On 1 January 1966, McNeil joined the Bank of Montreal as general manager, personnel planning. In November of that year, he was promoted to general manager, organization and personnel. In May 1967 he became vice-president, organization and personnel; in March 1968 executive vice-president, administration; in February 1970 executive vice-president and general manager; and in December 1971 executive vice-president, general manager and chief operating officer.

On 20 February 1973, McNeil succeeded the late J. Leonard Walker as the bank's president. Effective 1 January 1975, William D. Mulholland succeeded McNeil as president. That day, McNeil assumed the duties of chief executive officer from G. Arnold Hart and was appointed deputy chairman. In December 1975, McNeil succeeded Hart as chairman of the board. During his tenure, McNeil moved the office of the chairman to Calgary. After the bank's annual meeting in January 1979, Mulholland succeeded McNeil as chief executive officer. At the bank's annual meeting on 19 January 1981, McNeil announced his retirement as chairman. Effective 1 July 1981, Mulholland succeeded him in as chairman, while William Elwood Bradford succeeded Mulholland as president. Upon his retirement, McNeil settled on the M Bar Ranch near Granum, Alberta. The bank's 1981 annual report included a photograph of McNeil on his ranch, and said, "Mr. McNeil will now devote most of his time to his new career: that of a rancher." McNeil remained a director of the bank through January 1987.

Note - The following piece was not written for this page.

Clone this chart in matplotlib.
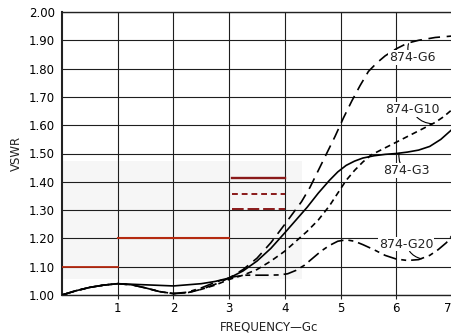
import matplotlib
matplotlib.use("Agg")
import matplotlib.pyplot as plt
from matplotlib.patches import Rectangle

# ---- data ----
low_x = [0, 0.25, 0.5, 0.75, 1, 1.25, 1.5, 1.75, 2]
dip_y = [1.0, 1.015, 1.027, 1.035, 1.04, 1.036, 1.025, 1.012, 1.005]

g6_x = low_x + [2.25, 2.5, 2.75, 3, 3.25, 3.5, 3.75, 4, 4.15, 4.3, 4.45, 4.6, 4.75, 4.9,
                5.05, 5.2, 5.35, 5.5, 5.65, 5.8, 6.0, 6.2, 6.4, 6.7, 7]
g6_y = dip_y + [1.008, 1.02, 1.038, 1.06, 1.09, 1.13, 1.185, 1.25, 1.29, 1.33, 1.38, 1.44, 1.50, 1.56,
                1.625, 1.685, 1.74, 1.79, 1.82, 1.845, 1.87, 1.89, 1.90, 1.91, 1.915]

g3_x = [0, 0.25, 0.5, 0.75, 1, 1.5, 2, 2.5, 2.75, 3, 3.25, 3.5, 3.75, 4, 4.2, 4.4, 4.6, 4.8,
        4.95, 5.1, 5.25, 5.4, 5.6, 5.8, 6.0, 6.2, 6.4, 6.6, 6.8, 7]
g3_y = [1.0, 1.015, 1.027, 1.035, 1.04, 1.036, 1.032, 1.04, 1.048, 1.06, 1.085, 1.12, 1.165, 1.22,
        1.265, 1.31, 1.36, 1.405, 1.435, 1.458, 1.473, 1.484, 1.492, 1.497, 1.50, 1.505, 1.512,
        1.525, 1.55, 1.585]

g10_x = low_x + [2.25, 2.5, 2.75, 3, 3.25, 3.5, 3.75, 4, 4.2, 4.4, 4.6, 4.8, 4.95, 5.1, 5.25,
                 5.4, 5.55, 5.7, 5.9, 6.1, 6.3, 6.5, 6.7, 6.85, 7]
g10_y = dip_y + [1.008, 1.02, 1.035, 1.055, 1.07, 1.09, 1.12, 1.155, 1.19, 1.225, 1.265, 1.315,
                 1.36, 1.405, 1.44, 1.47, 1.495, 1.51, 1.53, 1.55, 1.57, 1.59, 1.61, 1.63, 1.655]

g20_x = low_x + [2.25, 2.5, 2.75, 2.9, 3.1, 3.3, 3.5, 3.7, 3.9, 4.05, 4.2, 4.35, 4.5, 4.65, 4.8,
                 4.95, 5.1, 5.25, 5.4, 5.6, 5.8, 6.0, 6.2, 6.4, 6.6, 6.75, 6.9, 7]
g20_y = dip_y + [1.01, 1.025, 1.045, 1.055, 1.065, 1.07, 1.07, 1.07, 1.071, 1.075, 1.087, 1.105,
                 1.13, 1.155, 1.175, 1.19, 1.195, 1.19, 1.178, 1.16, 1.14, 1.127, 1.122, 1.125,
                 1.14, 1.16, 1.185, 1.21]

# specification limits
spec_low_x = [0, 1]
spec_low_y = 1.10
spec_mid_x = [1, 3]
spec_mid_y = 1.20
spec_hi_x = [3.05, 4.0]
spec_hi_levels = [1.415, 1.356, 1.304]

xticks = [1, 2, 3, 4, 5, 6, 7]
xtick_labels = ["1", "2", "3", "4", "5", "6", "7"]
yticks = [1.0, 1.1, 1.2, 1.3, 1.4, 1.5, 1.6, 1.7, 1.8, 1.9, 2.0]
ytick_labels = ["1.00", "1.10", "1.20", "1.30", "1.40", "1.50", "1.60", "1.70", "1.80", "1.90", "2.00"]

labels = ["874-G6", "874-G10", "874-G3", "874-G20"]

# ---- figure ----
fig = plt.figure(figsize=(4.52, 3.33), dpi=100)
ax = fig.add_axes([62 / 452, 1 - 295 / 333, 1 - 62 / 452, (295 - 12) / 333])
ax.set_xlim(0, 7)
ax.set_ylim(1.0, 2.0)

ax.add_patch(Rectangle((0, 1.055), 4.3, 0.42, facecolor="#f6f6f6", edgecolor="none", zorder=0))

ax.set_xticks(xticks)
ax.set_xticklabels(xtick_labels)
ax.get_xticklabels()[-1].set_horizontalalignment("right")
ax.set_yticks(yticks)
ax.set_yticklabels(ytick_labels)
ax.grid(True, color="#1e1e1e", linewidth=0.8)
ax.set_axisbelow(True)
ax.tick_params(axis="x", length=3, width=0.8, color="#222222", labelsize=8.5, pad=2)
ax.tick_params(axis="y", length=0, labelsize=8.5, pad=5)
for s in ax.spines.values():
    s.set_color("#222222")
    s.set_linewidth(1.0)
ax.spines["left"].set_linewidth(1.5)

red = "#b52a10"
dred = "#8a1a1a"
ax.plot(spec_low_x, [spec_low_y] * 2, color=red, lw=1.3, zorder=3)
ax.plot(spec_mid_x, [spec_mid_y] * 2, color=red, lw=1.5, zorder=3)
ax.plot(spec_hi_x, [spec_hi_levels[0]] * 2, color=dred, lw=1.7, zorder=3)
ax.plot(spec_hi_x, [spec_hi_levels[1]] * 2, color=dred, lw=1.4, dashes=(3, 2), zorder=3)
ax.plot(spec_hi_x, [spec_hi_levels[2]] * 2, color=dred, lw=1.4, dashes=(6, 2), zorder=3)

ax.plot(g6_x, g6_y, color="black", lw=1.2, dashes=(7, 4), zorder=4)
ax.plot(g3_x, g3_y, color="black", lw=1.2, zorder=4)
ax.plot(g10_x, g10_y, color="black", lw=1.2, dashes=(3.5, 2.5), zorder=4)
ax.plot(g20_x, g20_y, color="black", lw=1.2, dashes=(8, 3, 3, 3), zorder=4)

bbox = dict(facecolor="white", edgecolor="none", pad=0.5)
tk = dict(fontsize=9, ha="center", va="center", color="#222222", zorder=5)
ax.annotate(labels[0], xy=(6.22, 1.888), xytext=(6.28, 1.84), bbox=bbox,
            arrowprops=dict(arrowstyle="-", color="black", lw=0.8,
                            connectionstyle="arc3,rad=-0.3", shrinkA=0, shrinkB=0), **tk)
ax.annotate(labels[1], xy=(6.65, 1.605), xytext=(6.28, 1.655), bbox=bbox,
            arrowprops=dict(arrowstyle="-", color="black", lw=0.8,
                            connectionstyle="arc3,rad=0.3", shrinkA=0, shrinkB=0), **tk)
ax.annotate(labels[2], xy=(6.05, 1.501), xytext=(6.18, 1.44), bbox=bbox,
            arrowprops=dict(arrowstyle="-", color="black", lw=0.8,
                            connectionstyle="arc3,rad=-0.3", shrinkA=0, shrinkB=0), **tk)
ax.annotate(labels[3], xy=(6.45, 1.128), xytext=(6.18, 1.18), bbox=bbox,
            arrowprops=dict(arrowstyle="-", color="black", lw=0.8,
                            connectionstyle="arc3,rad=0.3", shrinkA=0, shrinkB=0), **tk)

ax.set_xlabel("FREQUENCY—Gc", fontsize=8.5, labelpad=3, color="#222222")
ax.xaxis.set_label_coords(0.53, -0.09)
ax.set_ylabel("VSWR", fontsize=8.5, labelpad=4, color="#222222")

fig.savefig("out.png", dpi=100, facecolor="white")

McNeil was a member of the Mount Royal Club, Saint James's Club, Forest and Stream Club, Club St-Denis, Montreal Badminton and Squash Club, Club Laval-sur-le-Lac, Mount Bruno Country Club, Toronto Club, Calgary Petroleum Club, and Ranchmen's Club. He was a director of Dominion Life, Bowater, Canadian Canners, Seagram, MICC Investments, International Resources and Finance Bank, and the Mortgage Insurance Co. of Canada.

On Saturday, 16 January 1943 at High Park United Church in Toronto, McNeil married Marian Doreen Williams (1917–2012). They had three children: Ronald, Marie, and Bruce. McNeil died at his ranch on Tuesday, 26 September 1995 at age 78. A memorial was held on Friday, 6 October at the Ranchmen's Club in Calgary.